Without getting into a lengthy analysis, the basic difference between the two is the way in which dining and worship manifest as intimate experiences.  Communal worship is designed around the premise of bringing together people who aren’t normally in close proximity by creating a forced intimacy; by its very definition, communal worship is a super spreader event, meant to spread faith and shared experience.  Sadly however, it is also a super spreader for Covid-19, the flu and any airborne illness.  Dining on the other hand allows people to bring their isolated intimacies into the public setting and therefore can be managed in terms of maintaining isolations while providing unique intimacies.  Diners are not sharing the same plate and glass.
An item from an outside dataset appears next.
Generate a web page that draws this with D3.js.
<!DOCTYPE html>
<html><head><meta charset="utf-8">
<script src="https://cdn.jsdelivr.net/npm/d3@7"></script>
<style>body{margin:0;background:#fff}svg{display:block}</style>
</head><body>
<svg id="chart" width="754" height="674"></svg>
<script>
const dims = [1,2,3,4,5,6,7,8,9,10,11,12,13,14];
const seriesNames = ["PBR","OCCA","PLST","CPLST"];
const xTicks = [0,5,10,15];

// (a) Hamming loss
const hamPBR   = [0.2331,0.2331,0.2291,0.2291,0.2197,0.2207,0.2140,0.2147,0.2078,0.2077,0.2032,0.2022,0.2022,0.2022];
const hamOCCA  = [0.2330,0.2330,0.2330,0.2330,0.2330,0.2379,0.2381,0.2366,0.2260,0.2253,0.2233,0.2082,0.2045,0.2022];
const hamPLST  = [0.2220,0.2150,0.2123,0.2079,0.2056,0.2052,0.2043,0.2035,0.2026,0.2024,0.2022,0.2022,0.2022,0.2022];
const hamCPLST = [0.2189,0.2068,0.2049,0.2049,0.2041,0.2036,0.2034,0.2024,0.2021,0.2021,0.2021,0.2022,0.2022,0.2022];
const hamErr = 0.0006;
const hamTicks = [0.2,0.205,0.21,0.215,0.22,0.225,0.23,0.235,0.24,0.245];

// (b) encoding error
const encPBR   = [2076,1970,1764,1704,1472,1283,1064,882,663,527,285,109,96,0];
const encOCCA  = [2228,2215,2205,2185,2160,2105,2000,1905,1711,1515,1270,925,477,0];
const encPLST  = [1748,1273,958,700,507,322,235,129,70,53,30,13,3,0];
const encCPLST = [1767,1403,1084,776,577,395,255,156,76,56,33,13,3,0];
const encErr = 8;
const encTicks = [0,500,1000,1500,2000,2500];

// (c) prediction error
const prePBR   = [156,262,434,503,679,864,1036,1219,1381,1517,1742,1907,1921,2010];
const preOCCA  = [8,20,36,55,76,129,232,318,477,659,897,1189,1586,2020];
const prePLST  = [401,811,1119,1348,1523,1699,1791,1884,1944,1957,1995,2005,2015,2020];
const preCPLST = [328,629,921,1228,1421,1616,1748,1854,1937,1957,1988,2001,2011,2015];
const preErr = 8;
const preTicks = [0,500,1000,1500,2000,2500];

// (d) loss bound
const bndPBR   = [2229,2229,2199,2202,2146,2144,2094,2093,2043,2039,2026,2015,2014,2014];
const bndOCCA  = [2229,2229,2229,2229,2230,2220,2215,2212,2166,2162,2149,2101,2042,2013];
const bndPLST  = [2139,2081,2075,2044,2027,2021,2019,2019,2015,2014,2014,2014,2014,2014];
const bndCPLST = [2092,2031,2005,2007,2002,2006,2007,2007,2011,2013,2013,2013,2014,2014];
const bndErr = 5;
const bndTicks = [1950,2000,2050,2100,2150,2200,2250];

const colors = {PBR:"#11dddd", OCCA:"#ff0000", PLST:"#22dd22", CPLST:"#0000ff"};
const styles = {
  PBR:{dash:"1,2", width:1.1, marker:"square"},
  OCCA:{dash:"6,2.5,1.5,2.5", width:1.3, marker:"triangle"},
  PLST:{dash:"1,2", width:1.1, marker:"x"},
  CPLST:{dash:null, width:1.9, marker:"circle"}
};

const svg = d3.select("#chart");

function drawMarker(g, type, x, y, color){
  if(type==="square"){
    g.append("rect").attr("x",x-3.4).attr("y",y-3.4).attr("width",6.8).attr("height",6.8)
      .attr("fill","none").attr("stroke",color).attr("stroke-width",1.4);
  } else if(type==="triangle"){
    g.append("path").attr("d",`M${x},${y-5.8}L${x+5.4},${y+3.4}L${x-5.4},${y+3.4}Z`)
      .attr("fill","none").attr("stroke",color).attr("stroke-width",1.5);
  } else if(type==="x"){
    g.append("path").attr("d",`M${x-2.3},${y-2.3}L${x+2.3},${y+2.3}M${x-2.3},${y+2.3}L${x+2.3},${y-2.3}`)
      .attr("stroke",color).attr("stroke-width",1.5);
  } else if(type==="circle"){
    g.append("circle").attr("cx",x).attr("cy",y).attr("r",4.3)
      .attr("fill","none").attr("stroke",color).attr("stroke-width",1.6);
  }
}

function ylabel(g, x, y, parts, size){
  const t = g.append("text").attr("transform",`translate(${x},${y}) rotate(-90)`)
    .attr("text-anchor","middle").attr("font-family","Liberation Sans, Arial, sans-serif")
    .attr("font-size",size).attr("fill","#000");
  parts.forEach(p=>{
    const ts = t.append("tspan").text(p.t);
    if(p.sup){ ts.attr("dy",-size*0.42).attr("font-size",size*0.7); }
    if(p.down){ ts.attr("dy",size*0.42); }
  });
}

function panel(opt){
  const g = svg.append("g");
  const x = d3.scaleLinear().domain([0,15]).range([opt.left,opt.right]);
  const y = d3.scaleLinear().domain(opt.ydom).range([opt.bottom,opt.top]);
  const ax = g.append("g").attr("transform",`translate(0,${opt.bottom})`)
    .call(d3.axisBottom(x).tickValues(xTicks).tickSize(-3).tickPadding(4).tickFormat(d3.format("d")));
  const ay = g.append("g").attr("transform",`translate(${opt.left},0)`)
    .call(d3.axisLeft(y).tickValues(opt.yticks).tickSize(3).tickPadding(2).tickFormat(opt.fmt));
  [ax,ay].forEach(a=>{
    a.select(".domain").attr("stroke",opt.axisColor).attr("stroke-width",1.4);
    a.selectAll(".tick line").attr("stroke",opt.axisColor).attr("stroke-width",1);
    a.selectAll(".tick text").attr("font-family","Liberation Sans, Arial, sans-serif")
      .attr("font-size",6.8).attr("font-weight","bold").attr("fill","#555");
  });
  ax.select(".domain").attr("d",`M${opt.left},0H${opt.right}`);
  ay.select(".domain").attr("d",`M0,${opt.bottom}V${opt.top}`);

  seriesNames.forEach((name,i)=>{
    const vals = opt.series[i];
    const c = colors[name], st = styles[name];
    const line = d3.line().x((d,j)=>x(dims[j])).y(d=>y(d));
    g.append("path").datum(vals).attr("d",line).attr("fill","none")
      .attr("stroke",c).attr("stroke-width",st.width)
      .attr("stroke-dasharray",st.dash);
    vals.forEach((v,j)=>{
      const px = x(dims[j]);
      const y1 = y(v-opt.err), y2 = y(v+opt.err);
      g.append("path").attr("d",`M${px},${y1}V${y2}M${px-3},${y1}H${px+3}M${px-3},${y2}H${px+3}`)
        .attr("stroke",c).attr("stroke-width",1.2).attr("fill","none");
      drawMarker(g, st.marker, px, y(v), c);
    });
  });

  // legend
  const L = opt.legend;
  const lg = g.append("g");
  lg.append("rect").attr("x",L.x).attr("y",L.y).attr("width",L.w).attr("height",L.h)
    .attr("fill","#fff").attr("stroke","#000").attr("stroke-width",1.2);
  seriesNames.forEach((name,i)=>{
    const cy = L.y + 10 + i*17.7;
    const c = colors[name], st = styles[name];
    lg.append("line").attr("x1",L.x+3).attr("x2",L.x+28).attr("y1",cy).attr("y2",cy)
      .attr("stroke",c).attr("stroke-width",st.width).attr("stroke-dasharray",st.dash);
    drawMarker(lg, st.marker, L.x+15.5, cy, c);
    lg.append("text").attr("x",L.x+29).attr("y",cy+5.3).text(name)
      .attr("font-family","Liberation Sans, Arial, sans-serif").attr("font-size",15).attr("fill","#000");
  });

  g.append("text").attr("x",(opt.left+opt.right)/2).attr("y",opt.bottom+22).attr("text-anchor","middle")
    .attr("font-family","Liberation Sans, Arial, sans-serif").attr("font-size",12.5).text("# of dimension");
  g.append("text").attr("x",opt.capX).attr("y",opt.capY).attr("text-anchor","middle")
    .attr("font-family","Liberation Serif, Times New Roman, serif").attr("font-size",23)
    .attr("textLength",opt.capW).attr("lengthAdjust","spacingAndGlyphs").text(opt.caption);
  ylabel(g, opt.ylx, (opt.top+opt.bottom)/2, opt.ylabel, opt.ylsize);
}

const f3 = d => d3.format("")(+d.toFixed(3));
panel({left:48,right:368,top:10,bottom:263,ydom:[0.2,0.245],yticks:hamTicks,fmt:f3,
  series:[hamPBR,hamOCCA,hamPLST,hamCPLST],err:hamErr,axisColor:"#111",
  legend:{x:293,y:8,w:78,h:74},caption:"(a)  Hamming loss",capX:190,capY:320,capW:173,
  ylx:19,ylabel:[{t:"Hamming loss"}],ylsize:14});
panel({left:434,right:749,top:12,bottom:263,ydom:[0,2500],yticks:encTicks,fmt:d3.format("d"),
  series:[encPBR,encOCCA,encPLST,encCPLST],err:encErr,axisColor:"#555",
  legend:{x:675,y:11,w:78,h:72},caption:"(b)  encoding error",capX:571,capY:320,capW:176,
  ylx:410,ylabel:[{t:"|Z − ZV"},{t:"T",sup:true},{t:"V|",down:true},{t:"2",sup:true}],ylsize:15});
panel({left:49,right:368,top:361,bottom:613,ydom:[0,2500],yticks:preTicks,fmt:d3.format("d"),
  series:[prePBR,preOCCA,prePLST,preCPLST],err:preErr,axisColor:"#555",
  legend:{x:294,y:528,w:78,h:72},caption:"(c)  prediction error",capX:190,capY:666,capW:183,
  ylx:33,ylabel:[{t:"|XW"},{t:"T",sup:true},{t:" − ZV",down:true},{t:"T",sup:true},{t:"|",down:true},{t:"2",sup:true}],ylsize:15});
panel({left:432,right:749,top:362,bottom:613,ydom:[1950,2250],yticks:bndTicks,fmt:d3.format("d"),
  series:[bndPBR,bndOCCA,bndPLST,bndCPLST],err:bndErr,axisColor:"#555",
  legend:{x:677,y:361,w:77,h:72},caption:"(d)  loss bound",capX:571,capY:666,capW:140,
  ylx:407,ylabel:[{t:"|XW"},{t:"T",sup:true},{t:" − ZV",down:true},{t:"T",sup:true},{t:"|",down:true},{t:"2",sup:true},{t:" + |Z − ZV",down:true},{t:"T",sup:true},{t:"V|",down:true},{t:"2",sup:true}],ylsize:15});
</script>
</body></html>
But this is not the main problem with this decision.  The Arch Diocese case is wrestling with the question of whether or not a government entity has any right at all to limit how and when people worship.  The conservative court has ruled here that government cannot intervene in religious practice in any way under any circumstances even in a global pandemic.  This is an incredibly dangerous premise because how then does one intervene when church organizations claim that conversion therapy is part of their religious practice?  Or worse female genital mutilation and racial segregation?

Freedom of religion is important to maintain our Constitutional standards, but freedom from religion is equally important.  What needs to happen here is that not only does church and state need to remain separate, but the question of religious belief as a personal framework needs to be separate from religious practice as a public facing act as well.  If the method in which a religious practice is being carried out creates a public health threat for those who do not practice that religion, reason says that there must be limitations and considerations as to how it is exercised.
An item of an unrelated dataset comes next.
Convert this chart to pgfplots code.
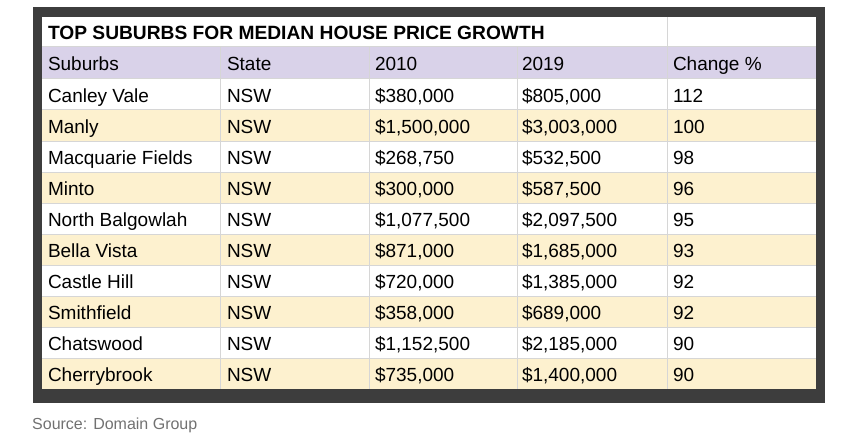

Moving into the next era of Supreme Court decisions will require all of us who are progressive faith leaders to remain vigilant and informed.  This ruling was handed down around midnight before a national holiday.  It literally snuck in.  What is more, law is based largely on precedent.  The precedent set by this decision is chilling.  It is an onramp to solidifying the foundation for religious exemption to be the broad law of the land giving a pass to violent discrimination and bigotry.  The conservative justices are poised to lead the way marching civil rights in the United States all the way back to 1789 one midnight decision at a time.

[1] Amy Howe, Justices lift New York’s COVID-related attendance limits on worship services, SCOTUSblog (Nov. 26, 2020, 2:18 AM), https://www.scotusblog.com/2020/11/justices-lift-new-yorks-covid-related-attendance-limits-on-worship-services/

[2] Ibid.

[3] Per Curiam, “2 ROMAN CATHOLIC DIOCESE OF BROOKLYN v. CUOMO,” 2020, 33.